* **GOAL**
From the listing below, extract each line containing the string "this".

-------- GIVEN RECORDS

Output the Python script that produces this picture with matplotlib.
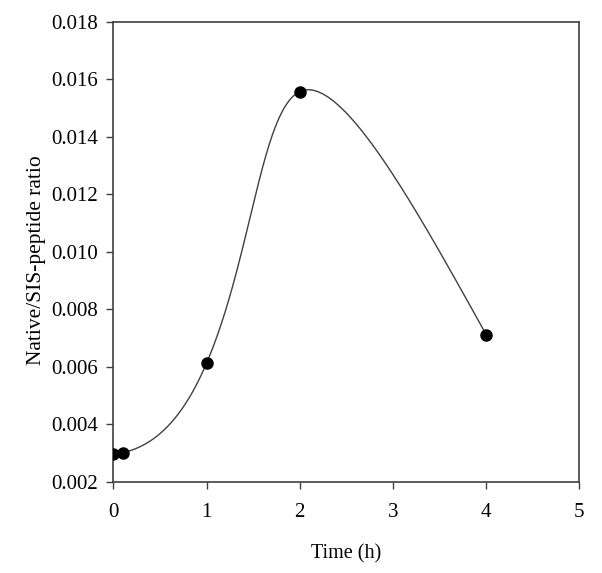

----------------
-------- GIVEN RECORDS

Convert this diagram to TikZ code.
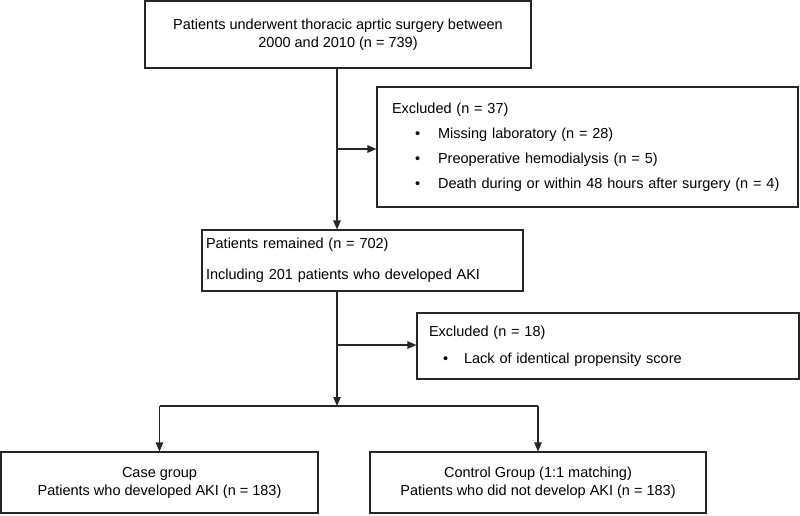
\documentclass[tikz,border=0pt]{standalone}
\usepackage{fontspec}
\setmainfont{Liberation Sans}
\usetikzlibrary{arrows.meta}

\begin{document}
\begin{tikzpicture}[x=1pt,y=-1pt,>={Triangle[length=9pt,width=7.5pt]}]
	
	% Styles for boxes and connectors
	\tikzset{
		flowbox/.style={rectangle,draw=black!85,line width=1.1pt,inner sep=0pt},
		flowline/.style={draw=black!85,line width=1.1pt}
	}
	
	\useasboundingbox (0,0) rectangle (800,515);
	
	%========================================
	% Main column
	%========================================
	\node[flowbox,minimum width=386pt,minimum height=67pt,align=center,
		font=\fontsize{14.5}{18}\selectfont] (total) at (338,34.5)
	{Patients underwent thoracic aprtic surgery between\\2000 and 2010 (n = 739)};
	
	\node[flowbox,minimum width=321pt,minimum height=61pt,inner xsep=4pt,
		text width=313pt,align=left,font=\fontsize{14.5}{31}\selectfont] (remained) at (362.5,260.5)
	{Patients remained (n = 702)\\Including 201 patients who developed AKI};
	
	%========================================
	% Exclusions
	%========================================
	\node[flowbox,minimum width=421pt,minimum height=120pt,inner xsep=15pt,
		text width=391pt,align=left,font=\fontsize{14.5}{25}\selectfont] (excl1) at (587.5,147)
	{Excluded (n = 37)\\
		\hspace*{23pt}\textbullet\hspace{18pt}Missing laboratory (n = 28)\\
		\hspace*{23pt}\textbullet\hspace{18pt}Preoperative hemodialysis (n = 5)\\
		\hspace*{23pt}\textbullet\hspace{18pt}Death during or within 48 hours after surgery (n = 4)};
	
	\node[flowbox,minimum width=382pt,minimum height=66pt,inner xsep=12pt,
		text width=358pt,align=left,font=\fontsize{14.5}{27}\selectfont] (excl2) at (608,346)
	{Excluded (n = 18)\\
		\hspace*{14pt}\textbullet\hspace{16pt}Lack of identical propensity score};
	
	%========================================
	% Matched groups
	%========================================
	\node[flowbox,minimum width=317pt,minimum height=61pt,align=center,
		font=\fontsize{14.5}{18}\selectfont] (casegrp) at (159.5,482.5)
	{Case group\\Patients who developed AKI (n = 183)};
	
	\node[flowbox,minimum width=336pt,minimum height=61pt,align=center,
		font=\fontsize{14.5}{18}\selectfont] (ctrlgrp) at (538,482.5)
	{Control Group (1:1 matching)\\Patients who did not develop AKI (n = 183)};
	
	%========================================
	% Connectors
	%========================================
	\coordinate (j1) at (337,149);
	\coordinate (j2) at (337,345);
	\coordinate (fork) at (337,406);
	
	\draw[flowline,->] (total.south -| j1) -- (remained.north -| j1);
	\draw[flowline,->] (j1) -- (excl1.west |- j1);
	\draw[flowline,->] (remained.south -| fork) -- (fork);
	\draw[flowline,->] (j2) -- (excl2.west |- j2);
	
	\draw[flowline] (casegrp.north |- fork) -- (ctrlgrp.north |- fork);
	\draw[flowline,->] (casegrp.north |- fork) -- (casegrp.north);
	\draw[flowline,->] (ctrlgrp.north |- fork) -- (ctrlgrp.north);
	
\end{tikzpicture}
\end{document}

----------------
-------- GIVEN RECORDS

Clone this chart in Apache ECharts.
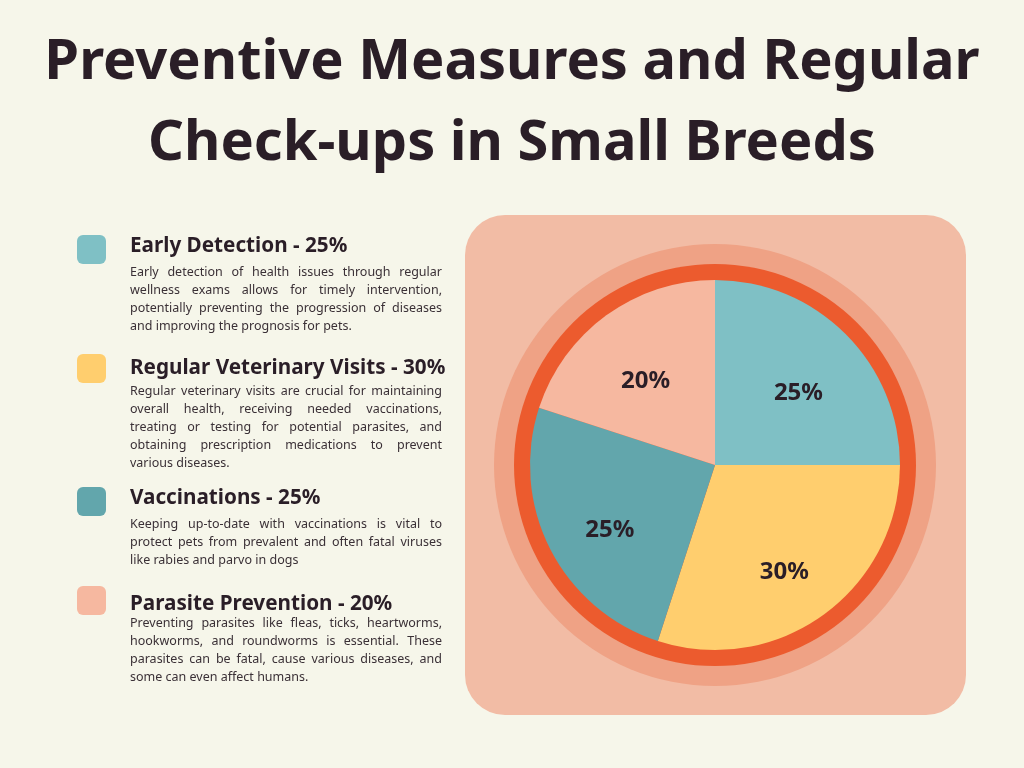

----------------

* **ANSWER TO THE PROBLEM**
Output the Python script that produces this picture with matplotlib.
Convert this diagram to TikZ code.
Clone this chart in Apache ECharts.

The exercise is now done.